Short problem.
Only the lines from the start of the data to the line containing "from bokeh.resources import INLINE", both included, should be output, exactly and without pictures.

Data shown.
..............................

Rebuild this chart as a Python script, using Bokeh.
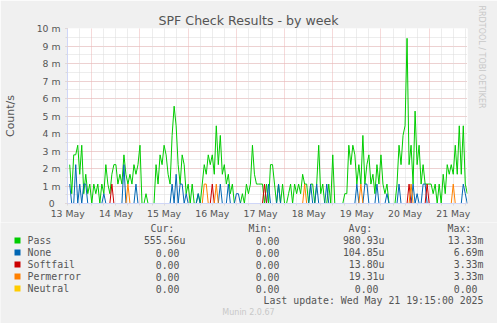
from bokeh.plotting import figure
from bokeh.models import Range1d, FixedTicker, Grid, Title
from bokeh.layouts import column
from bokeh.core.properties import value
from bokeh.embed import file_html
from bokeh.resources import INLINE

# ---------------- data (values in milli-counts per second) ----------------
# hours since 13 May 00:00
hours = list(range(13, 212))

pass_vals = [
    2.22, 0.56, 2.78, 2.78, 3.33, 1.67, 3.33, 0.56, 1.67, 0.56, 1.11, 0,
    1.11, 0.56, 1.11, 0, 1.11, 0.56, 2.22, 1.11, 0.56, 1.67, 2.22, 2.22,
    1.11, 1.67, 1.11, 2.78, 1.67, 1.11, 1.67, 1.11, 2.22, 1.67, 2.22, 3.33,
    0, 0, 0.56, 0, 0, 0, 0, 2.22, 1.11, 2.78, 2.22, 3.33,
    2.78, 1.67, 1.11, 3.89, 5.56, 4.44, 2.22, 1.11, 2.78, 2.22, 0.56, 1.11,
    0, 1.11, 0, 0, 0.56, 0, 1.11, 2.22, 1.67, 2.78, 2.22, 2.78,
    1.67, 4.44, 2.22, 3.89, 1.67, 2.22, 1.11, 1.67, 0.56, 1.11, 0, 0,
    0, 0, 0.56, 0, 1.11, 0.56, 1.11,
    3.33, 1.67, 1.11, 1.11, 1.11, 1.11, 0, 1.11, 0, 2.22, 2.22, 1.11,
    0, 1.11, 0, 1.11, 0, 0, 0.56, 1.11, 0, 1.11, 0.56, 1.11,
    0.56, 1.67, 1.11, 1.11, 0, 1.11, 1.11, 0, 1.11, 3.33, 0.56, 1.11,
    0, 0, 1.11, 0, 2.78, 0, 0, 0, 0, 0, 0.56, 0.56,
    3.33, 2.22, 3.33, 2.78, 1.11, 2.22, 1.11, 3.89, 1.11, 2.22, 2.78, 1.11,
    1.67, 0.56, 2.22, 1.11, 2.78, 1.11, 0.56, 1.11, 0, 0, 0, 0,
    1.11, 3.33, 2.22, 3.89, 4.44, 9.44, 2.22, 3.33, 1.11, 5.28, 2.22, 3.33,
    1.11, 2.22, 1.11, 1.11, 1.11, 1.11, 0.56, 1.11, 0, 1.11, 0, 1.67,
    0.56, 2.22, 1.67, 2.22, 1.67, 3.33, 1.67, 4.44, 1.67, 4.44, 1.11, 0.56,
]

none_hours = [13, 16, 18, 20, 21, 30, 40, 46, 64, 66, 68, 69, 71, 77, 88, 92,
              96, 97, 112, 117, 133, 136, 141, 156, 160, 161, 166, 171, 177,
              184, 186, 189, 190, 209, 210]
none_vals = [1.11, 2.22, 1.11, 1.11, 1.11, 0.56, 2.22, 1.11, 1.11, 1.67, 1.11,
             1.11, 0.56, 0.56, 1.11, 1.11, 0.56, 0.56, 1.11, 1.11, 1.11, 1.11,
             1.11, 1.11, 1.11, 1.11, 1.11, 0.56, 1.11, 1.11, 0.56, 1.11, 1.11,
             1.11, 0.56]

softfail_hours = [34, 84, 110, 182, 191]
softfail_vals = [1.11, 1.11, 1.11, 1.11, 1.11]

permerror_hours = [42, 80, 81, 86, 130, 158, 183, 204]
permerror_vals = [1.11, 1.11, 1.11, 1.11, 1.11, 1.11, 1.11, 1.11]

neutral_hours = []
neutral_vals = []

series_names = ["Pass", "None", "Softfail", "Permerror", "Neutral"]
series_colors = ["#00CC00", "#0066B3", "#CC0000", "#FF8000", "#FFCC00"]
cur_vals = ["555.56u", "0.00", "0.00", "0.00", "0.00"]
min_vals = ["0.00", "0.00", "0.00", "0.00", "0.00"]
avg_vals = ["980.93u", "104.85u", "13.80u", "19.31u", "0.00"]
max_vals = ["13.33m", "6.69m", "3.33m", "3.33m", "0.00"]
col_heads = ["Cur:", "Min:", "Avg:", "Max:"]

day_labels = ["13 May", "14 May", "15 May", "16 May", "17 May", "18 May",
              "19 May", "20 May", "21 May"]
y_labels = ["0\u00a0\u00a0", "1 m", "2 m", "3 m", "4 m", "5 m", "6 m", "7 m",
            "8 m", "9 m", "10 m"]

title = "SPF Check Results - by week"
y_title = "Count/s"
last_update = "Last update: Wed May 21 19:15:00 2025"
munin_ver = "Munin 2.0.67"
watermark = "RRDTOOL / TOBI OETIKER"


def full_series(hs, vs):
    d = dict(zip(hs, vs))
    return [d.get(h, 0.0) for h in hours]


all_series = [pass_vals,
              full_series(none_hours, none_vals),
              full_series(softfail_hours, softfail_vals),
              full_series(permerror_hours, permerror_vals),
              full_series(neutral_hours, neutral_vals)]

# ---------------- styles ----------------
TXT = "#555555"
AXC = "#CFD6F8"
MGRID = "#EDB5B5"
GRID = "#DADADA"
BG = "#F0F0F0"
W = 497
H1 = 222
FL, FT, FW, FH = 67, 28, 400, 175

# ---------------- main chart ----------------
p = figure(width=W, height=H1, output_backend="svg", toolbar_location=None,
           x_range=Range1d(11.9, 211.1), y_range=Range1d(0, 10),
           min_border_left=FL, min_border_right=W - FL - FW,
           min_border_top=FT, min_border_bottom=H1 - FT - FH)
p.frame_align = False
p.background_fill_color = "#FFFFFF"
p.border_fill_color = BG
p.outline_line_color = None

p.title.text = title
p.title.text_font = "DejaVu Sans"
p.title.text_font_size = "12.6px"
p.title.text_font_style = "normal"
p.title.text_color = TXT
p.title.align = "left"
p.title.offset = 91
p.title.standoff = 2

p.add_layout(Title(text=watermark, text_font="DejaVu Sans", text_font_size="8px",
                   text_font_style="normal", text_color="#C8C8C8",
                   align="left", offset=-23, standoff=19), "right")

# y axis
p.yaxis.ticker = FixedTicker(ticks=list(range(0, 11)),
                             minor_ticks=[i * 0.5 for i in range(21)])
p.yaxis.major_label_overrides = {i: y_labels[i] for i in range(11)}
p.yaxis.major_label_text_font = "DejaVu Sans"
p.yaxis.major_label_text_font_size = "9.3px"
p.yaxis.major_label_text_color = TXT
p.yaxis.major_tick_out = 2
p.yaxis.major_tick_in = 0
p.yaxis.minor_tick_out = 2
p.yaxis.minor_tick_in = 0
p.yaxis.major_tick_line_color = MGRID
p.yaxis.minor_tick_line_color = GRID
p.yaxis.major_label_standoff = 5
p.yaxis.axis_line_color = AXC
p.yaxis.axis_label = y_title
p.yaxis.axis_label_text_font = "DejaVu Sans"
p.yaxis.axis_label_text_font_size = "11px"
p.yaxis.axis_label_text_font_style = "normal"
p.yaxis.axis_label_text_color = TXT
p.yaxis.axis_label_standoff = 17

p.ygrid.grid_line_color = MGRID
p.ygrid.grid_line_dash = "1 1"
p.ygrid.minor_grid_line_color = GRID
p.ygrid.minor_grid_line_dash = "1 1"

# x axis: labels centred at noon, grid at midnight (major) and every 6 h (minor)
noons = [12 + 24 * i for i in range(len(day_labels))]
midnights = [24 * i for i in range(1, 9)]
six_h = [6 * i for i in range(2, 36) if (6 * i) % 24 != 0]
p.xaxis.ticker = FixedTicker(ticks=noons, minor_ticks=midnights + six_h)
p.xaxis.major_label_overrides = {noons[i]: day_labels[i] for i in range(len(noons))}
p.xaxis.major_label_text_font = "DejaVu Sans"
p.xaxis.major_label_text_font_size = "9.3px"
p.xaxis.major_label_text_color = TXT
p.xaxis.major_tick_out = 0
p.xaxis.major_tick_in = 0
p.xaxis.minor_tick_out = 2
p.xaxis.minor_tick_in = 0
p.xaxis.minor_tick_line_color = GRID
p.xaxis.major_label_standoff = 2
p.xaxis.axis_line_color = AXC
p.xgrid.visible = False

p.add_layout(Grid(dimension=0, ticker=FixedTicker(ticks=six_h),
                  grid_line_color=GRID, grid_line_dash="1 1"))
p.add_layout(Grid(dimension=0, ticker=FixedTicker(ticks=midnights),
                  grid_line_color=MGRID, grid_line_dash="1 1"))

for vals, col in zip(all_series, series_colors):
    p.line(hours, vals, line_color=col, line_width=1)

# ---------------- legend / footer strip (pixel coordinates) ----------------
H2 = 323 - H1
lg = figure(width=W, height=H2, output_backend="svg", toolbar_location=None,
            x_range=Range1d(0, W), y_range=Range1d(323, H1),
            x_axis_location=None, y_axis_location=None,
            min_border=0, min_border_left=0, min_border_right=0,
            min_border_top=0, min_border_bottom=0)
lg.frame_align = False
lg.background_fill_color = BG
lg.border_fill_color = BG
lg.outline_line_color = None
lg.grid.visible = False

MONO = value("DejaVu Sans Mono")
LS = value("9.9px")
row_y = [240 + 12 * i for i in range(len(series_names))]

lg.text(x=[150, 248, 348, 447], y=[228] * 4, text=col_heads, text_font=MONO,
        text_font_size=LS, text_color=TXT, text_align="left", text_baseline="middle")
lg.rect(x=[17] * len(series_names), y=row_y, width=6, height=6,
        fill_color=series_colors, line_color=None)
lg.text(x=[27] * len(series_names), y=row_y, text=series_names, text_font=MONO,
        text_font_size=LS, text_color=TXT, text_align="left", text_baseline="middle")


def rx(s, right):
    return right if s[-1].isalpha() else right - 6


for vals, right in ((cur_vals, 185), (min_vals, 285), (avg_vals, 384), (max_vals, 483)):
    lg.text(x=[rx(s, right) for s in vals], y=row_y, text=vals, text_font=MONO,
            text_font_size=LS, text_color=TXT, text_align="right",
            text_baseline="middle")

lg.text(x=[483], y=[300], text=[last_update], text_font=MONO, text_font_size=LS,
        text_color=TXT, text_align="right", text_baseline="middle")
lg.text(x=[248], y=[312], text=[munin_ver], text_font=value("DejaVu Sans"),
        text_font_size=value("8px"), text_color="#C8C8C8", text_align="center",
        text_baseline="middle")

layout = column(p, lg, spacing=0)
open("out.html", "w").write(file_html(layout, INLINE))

..............................

Finished answer.
Rebuild this chart as a Python script, using Bokeh.
from bokeh.plotting import figure
from bokeh.models import Range1d, FixedTicker, Grid, Title
from bokeh.layouts import column
from bokeh.core.properties import value
from bokeh.embed import file_html
from bokeh.resources import INLINE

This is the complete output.